P. Vahlhaus: Wir haben für alle neuen Mitarbeitenden Einführungsseminare, in denen das Thema der Prävention einen breiten Raum einnimmt. Gleichzeitig müssen wir auch schauen, dass das Arbeiten mit jungen Menschen noch möglich ist. Das heißt, dass wir den Mitarbeitenden Sicherheit geben müssen im pädagogischen, aber auch im seelsorglichen Bereich, wobei im Alltag die konkreten Situationen von Nähe und Distanz regelmäßig zu reflektieren sind.
Das Ansehen der katholischen Kirche und auch das Vertrauen in Ihre Arbeit leiden schwer unter dieser Last. Was muss passieren?

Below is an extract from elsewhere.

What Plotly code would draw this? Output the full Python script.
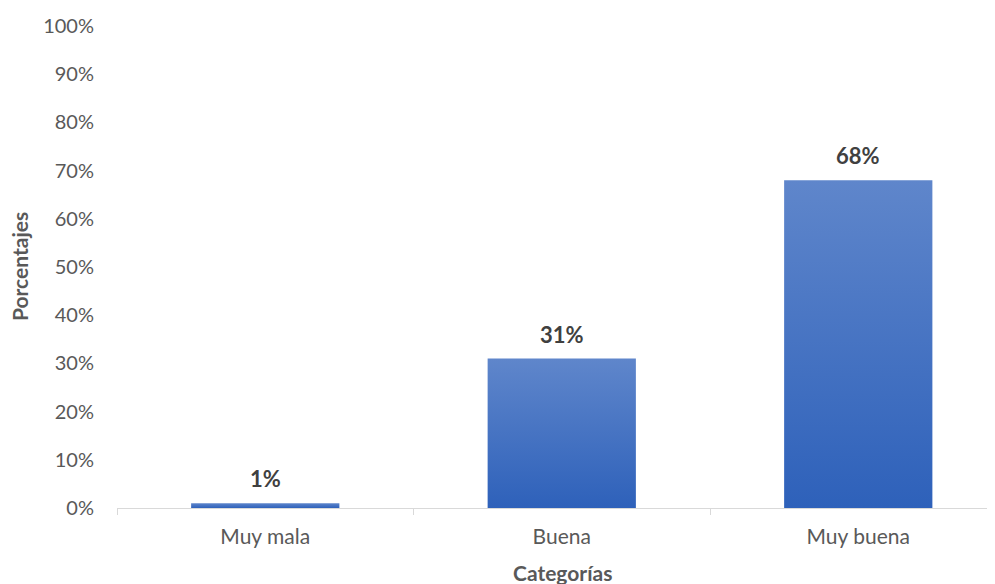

P. Gesing: Zum einen: Wir müssen zeigen, dass wir es mit der Aufarbeitung des Geschehenen ernst meinen und dass wir bereit sind, aus der Vergangenheit die Lehren für heute zu ziehen. Zentral ist dabei vor allem die Kultur der Achtsamkeit. Ein Zweites ist, dass wir unsere heutige Arbeit immer wieder reflektieren und ihr eine hohe Qualität verleihen, indem wir eine gute Pädagogik und Seelsorge anbieten, die den heutigen Standards entspricht. Letztlich kann man alles darin zusammenfassen, dass wir – ganz im Sinne unseres Gründers Don Bosco – alles dafür tun wollen, damit das Leben der uns anvertrauten Menschen gelingt.